For a long time, I thought that I would write a book about my experience in Fiji. After all, that’s what I do. Unexpectedly finding yourself in the midst of a hurricane that powerful and devastating and then living through the fallout of it is many things. Among those things, if you are a writer, it is a good story arc.

In the days immediately after I arrived home from Fiji, it was almost as if I couldn’t stop writing. There was a sense of urgency as the words poured out of me. I wanted to capture the intensity and detail of both the logistics and emotions of the situation before they dissipated with time and reintegration into normal life. After vomiting out 60,000 words in the immediate aftermath of the hurricane, I realized that I needed to wait a while to finish writing in order to process the story more with the perspective of time.

Over the years, I came back to the story again and again.
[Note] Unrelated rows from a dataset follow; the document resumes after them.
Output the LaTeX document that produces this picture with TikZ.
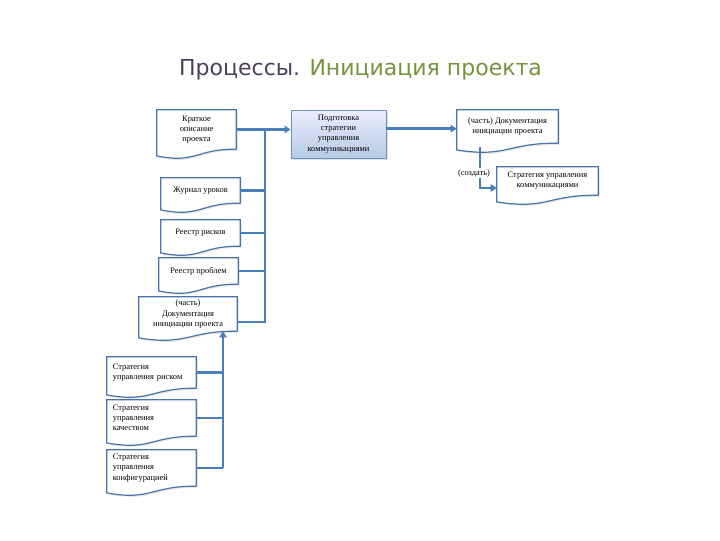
\documentclass[tikz,border=0pt]{standalone}
\usepackage{fontspec}
\setmainfont{Liberation Serif}
\newfontfamily\titlefont{DejaVu Sans}
\usetikzlibrary{calc,arrows.meta,shadows}

\definecolor{boxblue}{HTML}{4F81BD}
\definecolor{linkblue}{HTML}{4A7EBB}
\definecolor{titlegray}{HTML}{4B3F5E}
\definecolor{titlegreen}{HTML}{76923C}

\tikzset{
  docbox/.style 2 args={inner sep=2pt, minimum width=#1*0.75pt, minimum height=#2*0.75pt,
    align=center, font=\fontsize{6.3}{7.6}\selectfont},
  leftdoc/.style={align=left, text width=58pt},
  docline/.style={draw=boxblue!90!black, line width=0.9pt, fill=white,
    drop shadow={opacity=0.18, shadow xshift=1.2pt, shadow yshift=-1.2pt}},
  procbox/.style={draw=boxblue!85, line width=0.6pt, top color=blue!7, bottom color=boxblue!42,
    drop shadow={opacity=0.25, shadow xshift=1.5pt, shadow yshift=-1.5pt},
    minimum width=71.3pt, minimum height=36pt, align=center, font=\fontsize{6.3}{7.6}\selectfont},
  link/.style={draw=linkblue, line width=1.9pt},
  arr/.style={-{Triangle[length=4.5pt,width=5.5pt]}},
  lbl/.style={fill=white, inner sep=1pt, font=\fontsize{6.3}{7.6}\selectfont},
  titletext/.style={font=\titlefont\fontsize{16.5}{18}\selectfont}
}

% контур документа с волнистым низом
\newcommand{\docshape}[1]{%
  \filldraw[docline] (#1.south east) -- (#1.north east) -- (#1.north west)
    -- ([yshift=-5pt]#1.south west)
    .. controls ([yshift=-11pt]#1.south) and ([yshift=0.5pt]#1.south) .. (#1.south east);}

\begin{document}
\begin{tikzpicture}[x=0.75pt,y=-0.75pt]
  \useasboundingbox (0,0) rectangle (720,540);

  % заголовок
  \node[titletext] (title) at (360.5,70)
    {\textcolor{titlegray}{Процессы.} \textcolor{titlegreen}{Инициация проекта}};

  % входы
  \node[docbox={79}{39}] (brief) at (196.5,129.5) {};
  \node[docbox={79}{25}] (lessons) at (200.5,190.5) {};
  \node[docbox={79}{26}] (risks) at (200.5,233) {};
  \node[docbox={79}{26}] (issues) at (198.5,271) {};
  \node[docbox={98}{34}] (pid2) at (188,314) {};
  \node[docbox={89}{31}, leftdoc] (riskstrat) at (151.5,372.5) {};
  \node[docbox={89}{36}, leftdoc] (qualstrat) at (151.5,418) {};
  \node[docbox={89}{36}, leftdoc] (confstrat) at (151.5,468) {};

  % выходы
  \node[docbox={101}{33}] (pid1) at (507.5,126.5) {};
  \node[docbox={101}{28}] (comms) at (547.5,181) {};

  \foreach \n in {brief,lessons,risks,issues,pid2,riskstrat,qualstrat,confstrat,pid1,comms}
    \docshape{\n};

  % тексты документов
  \node[docbox={79}{39}] at (brief) {Краткое\\описание\\проекта};
  \node[docbox={79}{25}] at (lessons) {Журнал уроков};
  \node[docbox={79}{26}] at (risks) {Реестр рисков};
  \node[docbox={79}{26}] at (issues) {Реестр проблем};
  \node[docbox={98}{34}] at (pid2) {(часть)\\Документация\\инициации проекта};
  \node[docbox={89}{31}, leftdoc] at (riskstrat) {Стратегия\\управления риском};
  \node[docbox={89}{36}, leftdoc] at (qualstrat) {Стратегия\\управления\\качеством};
  \node[docbox={89}{36}, leftdoc] at (confstrat) {Стратегия\\управления\\конфигурацией};
  \node[docbox={101}{33}] at (pid1) {(часть) Документация\\инициации проекта};
  \node[docbox={101}{28}] at (comms) {Стратегия управления\\коммуникациями};

  % процесс
  \node[procbox] (prep) at (338.5,134) {Подготовка\\стратегии\\управления\\коммуникациями};

  % связи
  \coordinate (bus) at (265,129.5);
  \coordinate (pidjoin) at ([yshift=-6pt]pid2.east);
  \draw[link, arr] (brief.east) -- (brief.east -| prep.west);
  \draw[link] (bus) -- (bus |- pidjoin) -- (pidjoin);
  \foreach \n in {lessons,risks,issues}
    \draw[link] (\n.east) -- (\n.east -| bus);

  \coordinate (lowbus) at (223,468);
  \draw[link, arr] (lowbus) -- (lowbus |- pid2.south);
  \foreach \n in {riskstrat,qualstrat,confstrat}
    \draw[link] (\n.east) -- (\n.east -| lowbus);

  \draw[link, arr] ([yshift=4pt]prep.east) -- ([yshift=4pt]prep.east -| pid1.west);

  \coordinate (turn) at (480,188);
  \draw[link, arr] ($(pid1.south -| turn)+(0,4)$) -- (turn) -- (turn -| comms.west);
  \node[lbl] (create) at (474,173) {(создать)};

\end{tikzpicture}
\end{document}
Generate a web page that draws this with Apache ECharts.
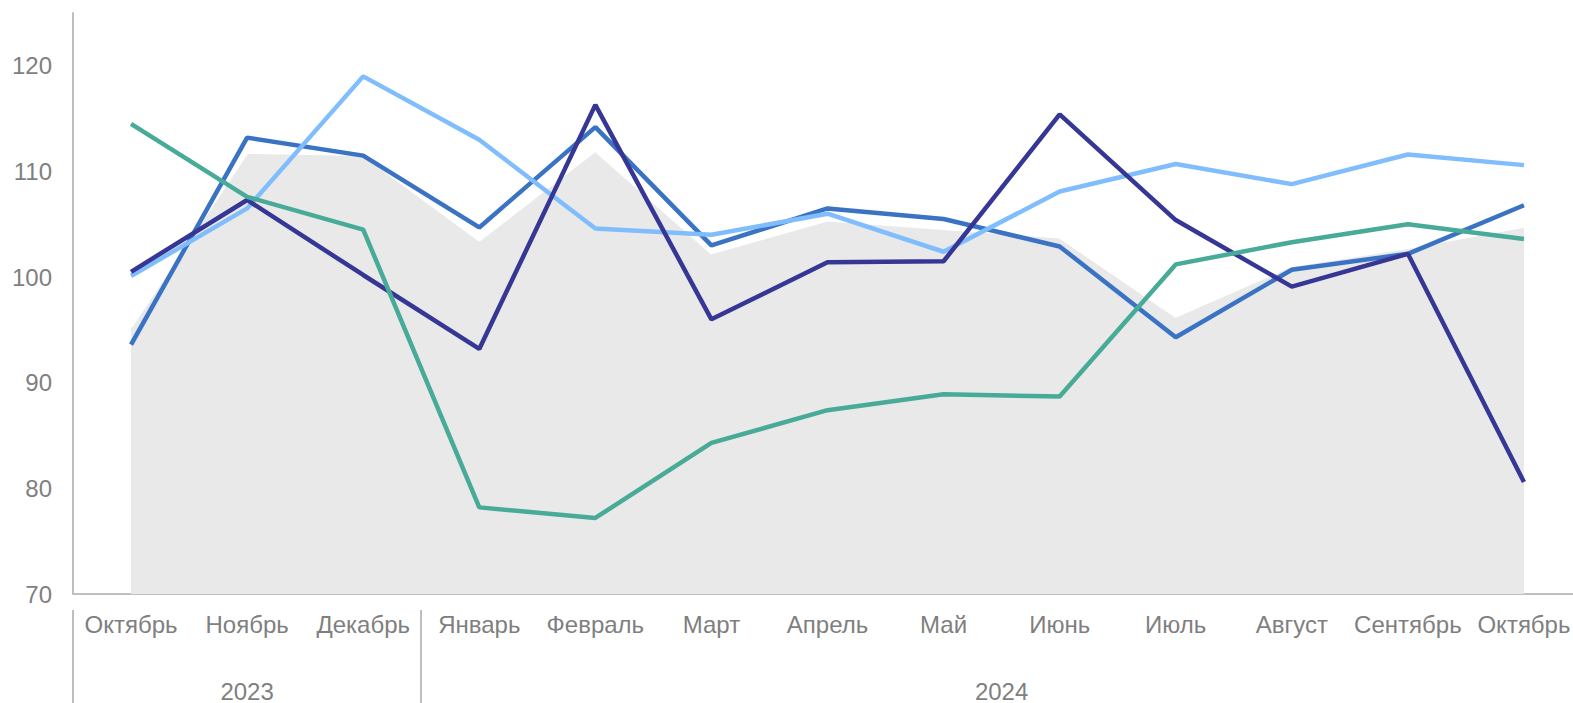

It began to feel like a weight bearing down on me. Like I had been given this incredible story and I was obligated to do something with it. But the truth is, after a while, writing it started to feel like a chore. The entire event was alternately something I couldn’t or didn’t want to connect with. Finally, I accepted the fact that this was not the story I wanted to tell, so I put it away. Despite the fact that I had played a role in it, it wasn’t my story. Only once I came to this conclusion did I feel a sense of relief.

+ + +

Last night, as I shifted from one pose to the next in yoga class, it suddenly hit me how much my practice has changed. There was a period in my yoga life where I lived for the peak poses. For the tricky arm balances and inversions that take a while to crack. At some point since having Izzy, that changed. My favorite moments in yoga class are now the small, quiet ones—the transition from one pose to the next; shifting my body in some small way that altogether alters my experience of the pose; the even breaths that keep me powerful and stable as my body builds strength, sometimes shaking in the process.

When I used to think back to those days I spent in Fiji in the wake of Winston, I remembered the peak poses. I remembered the moments that felt especially dramatic or precarious. The moments that were the furthest removed from my day-to-day existence and thus seemed the most extraordinary.

Now, it’s the smaller moments that stand out to me most and that seem the most meaningful. It’s the dinners that were put on the table every night and were infused with a sense of levity and even celebration despite the chaos that surrounded us. It’s looking out the window at the bright blue sky as I washed dishes, acutely aware of the fact that I was alive and life is beautiful.

These were the little breaths that shifted focus and built strength in the wake of extraordinary circumstances.

With the benefit of time and a bit more life experience, I now realize that, for me, Fiji and Winston were not peaks. They were not a defining experience. Instead, they were a moment in time; a transition that helped me practice keeping my breath strong and even as I continued to build strength.